WHAT ABOUT ADIDAS’S OTHER FUTURECRAFT PROJECTS?
One thing I was curious about was whether or not Strung was a one-off technology, or whether it would work as part of Adidas’s larger sustainability-meets-performance initiatives.

Like Adidas’s recyclable Loop shoes, Strung relies largely on plastic yarn, because this plastic is heated to melt and bind the whole textile together. But unlike Loop, which is created entirely of this one material, Strung can also incorporate natural materials (think cotton) and greener bioplastics. As Munns explains, this means that Loop and Strung aren’t interchangeable by nature.“As soon as you have dissimilar materials, you’re unable to do that type of [Loop] recycling,” he says. “There’s no reason we couldn’t use the same yarns as Loop, but we’re not solving for that problem here.”

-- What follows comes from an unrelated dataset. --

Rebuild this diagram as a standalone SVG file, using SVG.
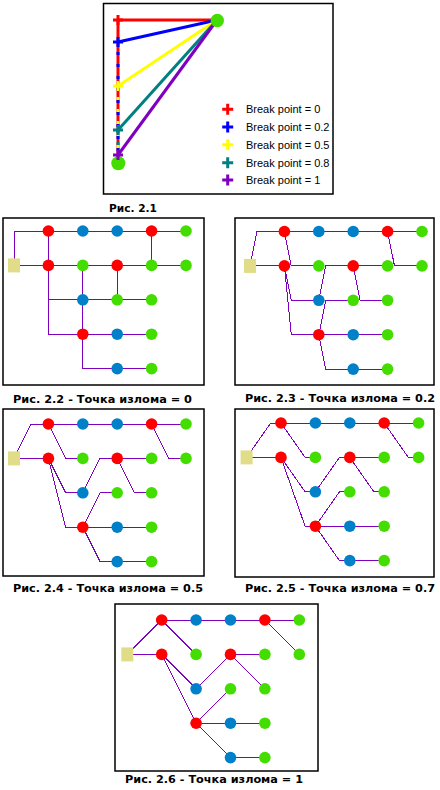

However, Strung pairs well with Adidas’s “4D” printed midsoles, and the first Strung running shoe, teased here, will have a 4D bottom. Combining a 3D-printed midsole with a Strung upper means that Adidas has created a shoe that’s nearly top-to-bottom made from virtually no-waste, additive manufacturing. (The biggest waste item from Strung are the tiny tips of yarn cut off the ends of new threads.Which makes Strung, not a strange strategy for Adidas by any means, but a confusing one in light of the fact Adidas previously turned on this exact sort of manufacturing strategy: its long-promised Speedfactories, which imagined creating shoes on the fly in automated factories spread around the world. Speedfactories were canceled and closed in 2019 as Adidas opted to stay with more traditional, centralized manufacturing lines (predominantly in Asia) instead.

However, as Munns points out, building shoes through additive manufacturing methods—be it 3D-printing or Strung—is still continuing at Adidas. “I believe we’re the first company to mass manufacture anything additive at that scale—millions of pairs of shoes,” he says. “Challenges still exist to scale this. . . I still think it’s the future.”